The woman, Avalon Hardy, alleged that she was subject to wrongful arrest and imprisonment, excessive force, malicious prosecution, fabrication and suppression of evidence and that her rights to free speech, assembly and association were violated.

Neither the Idaho State Police nor lawyers for Hardy immediately responded to interview requests. 

“The evidence showed only ‘entirely incidental contact’ from ‘Ms. Hardy attempting to go around the officer,’ the trial judge concluded,” according to the lawsuit. “The judge went on to say that basic fairness demanded acquittal as well, ruling that the ‘ends of justice, I would think after watching that video, would also require this.’”

"That video" refers to a video of the incident shown at trial. The lawsuit described groups of tightly packed protesters divided over abortion rights at the June 28, 2022, rally in front of the Idaho Statehouse, a few days after Roe v. Wade was overturned. Law enforcement was interspersed among the crowd and Kish was in plain clothes with no visible badge, the lawsuit said.

“Police arrested only two people at the protest that day, both of them women of color protesting in support of abortion access,” the filings said. Hardy is Black.

The filing comes amid a reckoning over the last few years about the justice system and law enforcement.

Kish has spoken before about the perception of law enforcement. In 2016, he told Idaho News 6 that less than 1% of police officers are bad apples, but those officers give the greater law enforcement community a bad name.

“Really the people that I’ve seen, the people I’ve worked with aren't those bad apples and Idaho is a pretty solid law enforcement community,” Kish said at the time. “... Not every police officer out there thinks that they're above the law because they have a badge and a gun.”

Kish is not the only defendant in the suit.

Idaho State Police Sgt. Troy DeBie, who the lawsuit said signed a citation alleging that Hardy shoved Kish, is also named. Kyle Card and Steven McClain, two troopers who allegedly arrested Hardy, are named as well.

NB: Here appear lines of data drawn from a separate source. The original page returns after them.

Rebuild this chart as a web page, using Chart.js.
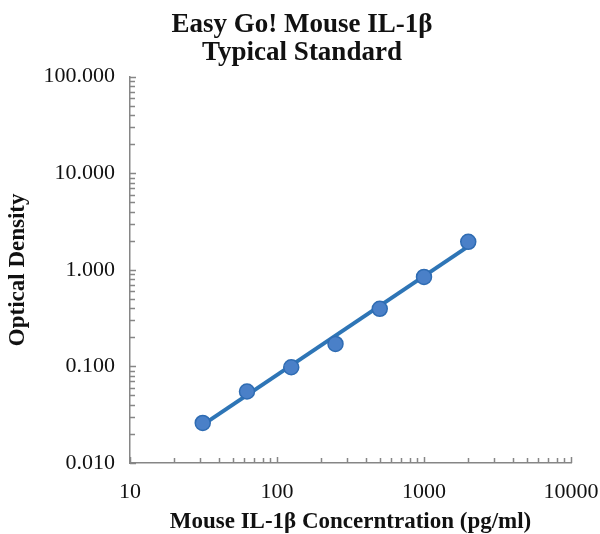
<!DOCTYPE html>
<html>
<head>
<meta charset="utf-8">
<script src="https://cdn.jsdelivr.net/npm/chart.js@4.4.0/dist/chart.umd.min.js"></script>
<style>
  html, body { margin: 0; padding: 0; background: #fff; }
  #wrap { width: 600px; height: 534px; }
</style>
</head>
<body>
<div id="wrap"><canvas id="myChart" width="600" height="534"></canvas></div>
<script>
var concentrations = [31.25, 62.5, 125, 250, 500, 1000, 2000];
var densities = [0.026, 0.055, 0.098, 0.171, 0.395, 0.845, 1.95];
var trendX = [31.25, 2000];
var trendY = [0.0248, 1.75];
var xTickValues = [10, 100, 1000, 10000];
var yTickValues = [0.01, 0.1, 1, 10, 100];

function logTicks(min, max) {
  var out = [];
  for (var p = Math.log10(min); p < Math.log10(max) - 1e-9; p++) {
    var base = Math.pow(10, p);
    for (var m = 1; m < 10; m++) out.push({ value: base * m, major: m === 1 });
  }
  out.push({ value: max, major: true });
  return out;
}

var serif = "'Liberation Serif', 'Times New Roman', serif";

var insideTicks = {
  id: 'insideTicks',
  afterDraw: function(chart) {
    var c = chart.ctx, x = chart.scales.x, y = chart.scales.y;
    c.save();
    c.strokeStyle = '#868686';
    c.lineWidth = 1.5;
    c.beginPath();
    logTicks(10, 10000).forEach(function(t) {
      var px = Math.round(x.getPixelForValue(t.value)) + 0.5;
      c.moveTo(px, y.bottom);
      c.lineTo(px, y.bottom - (t.major ? 6 : 5));
    });
    logTicks(0.01, 100).forEach(function(t) {
      var py = Math.round(y.getPixelForValue(t.value)) + 0.5;
      c.moveTo(x.left, py);
      c.lineTo(x.left + (t.major ? 6 : 5), py);
    });
    c.stroke();
    c.restore();
  }
};

var ctx = document.getElementById('myChart').getContext('2d');
var myChart = new Chart(ctx, {
  type: 'scatter',
  data: {
    datasets: [{
      label: 'Trend',
      data: trendX.map(function(v, i) { return { x: v, y: trendY[i] }; }),
      showLine: true,
      borderColor: '#2e75b6',
      borderWidth: 4,
      pointRadius: 0,
      order: 2
    }, {
      label: 'Standard',
      data: concentrations.map(function(v, i) { return { x: v, y: densities[i] }; }),
      backgroundColor: '#4a80c8',
      borderColor: '#2f6cb3',
      borderWidth: 1.5,
      pointRadius: 7.5,
      order: 1
    }]
  },
  options: {
    responsive: false,
    animation: false,
    layout: { padding: { left: 4, right: 0, top: 0, bottom: 0 } },
    plugins: {
      legend: { display: false },
      tooltip: { enabled: false },
      title: {
        display: true,
        text: ['Easy Go! Mouse IL-1\u03b2', 'Typical Standard'],
        color: '#111',
        font: { family: serif, size: 27, weight: 'bold', lineHeight: 1.05 },
        padding: { top: 11, bottom: 9 }
      }
    },
    scales: {
      x: {
        type: 'logarithmic',
        min: 10, max: 10000,
        afterBuildTicks: function(s) { s.ticks = xTickValues.map(function(v) { return { value: v }; }); },
        afterFit: function(s) { s.height = 71; s.paddingRight = 29; },
        ticks: {
          color: '#111',
          font: { family: serif, size: 22 },
          padding: 8,
          maxRotation: 0,
          callback: function(v) { return String(v); }
        },
        grid: { display: false },
        border: { display: true, color: '#868686', width: 1.5 },
        title: {
          display: true,
          text: 'Mouse IL-1\u03b2 Concerntration (pg/ml)',
          color: '#111',
          font: { family: serif, size: 23, weight: 'bold', lineHeight: 1 },
          padding: { top: 0, bottom: 0 }
        }
      },
      y: {
        type: 'logarithmic',
        min: 0.01, max: 100,
        afterBuildTicks: function(s) { s.ticks = yTickValues.map(function(v) { return { value: v }; }); },
        afterFit: function(s) { s.width = 126; },
        ticks: {
          color: '#111',
          font: { family: serif, size: 22 },
          padding: 7,
          callback: function(v) { return Number(v).toFixed(3); }
        },
        grid: { display: false },
        border: { display: true, color: '#868686', width: 1.5 },
        title: {
          display: true,
          text: 'Optical Density',
          color: '#111',
          font: { family: serif, size: 23, weight: 'bold', lineHeight: 1.2 },
          padding: { top: 0, bottom: 0 }
        }
      }
    }
  },
  plugins: [insideTicks]
});
</script>
</body>
</html>
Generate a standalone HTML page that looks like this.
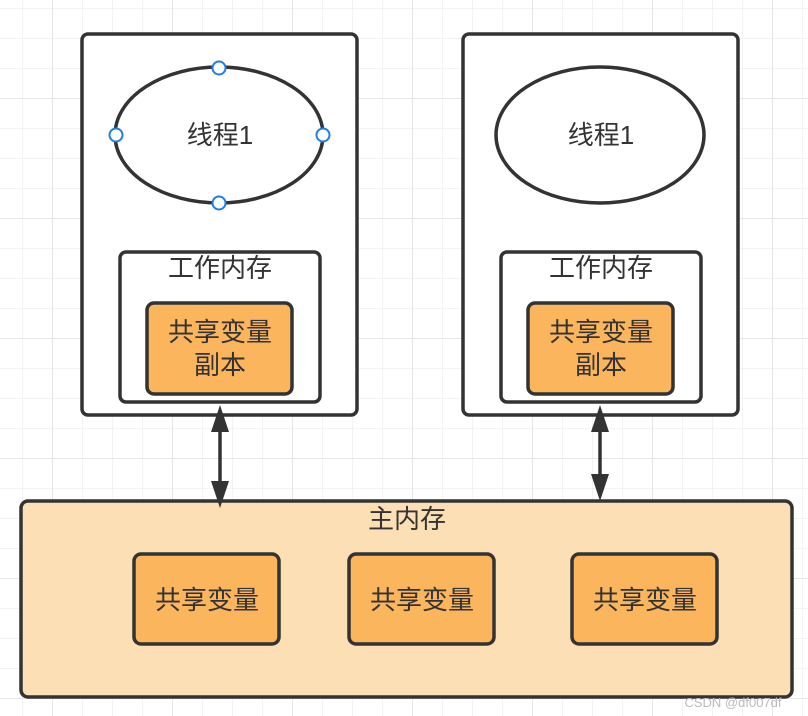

The lawsuit also sued unnamed officers that also participated in the situation.

Hardy said she had to drop her small business from full-time to part-time, lost clients and her children were targeted at school after the arrest. The lawsuit said she had to cut back on community and volunteer work to make time for the court process, and the arrest “severely chilled her free expression and assembly.”

A press release from Hardy's attorneys quoted her as saying: “Just because you're an officer of the law does not mean you get to lie and get away with it. It is time for them to be held accountable for their actions and suffer the consequences.”

The complaint is filed in Idaho’s federal district court.

Her requests include unspecified monetary damages, a declaration that the defendants violated her constitutional rights and attorney’s fees.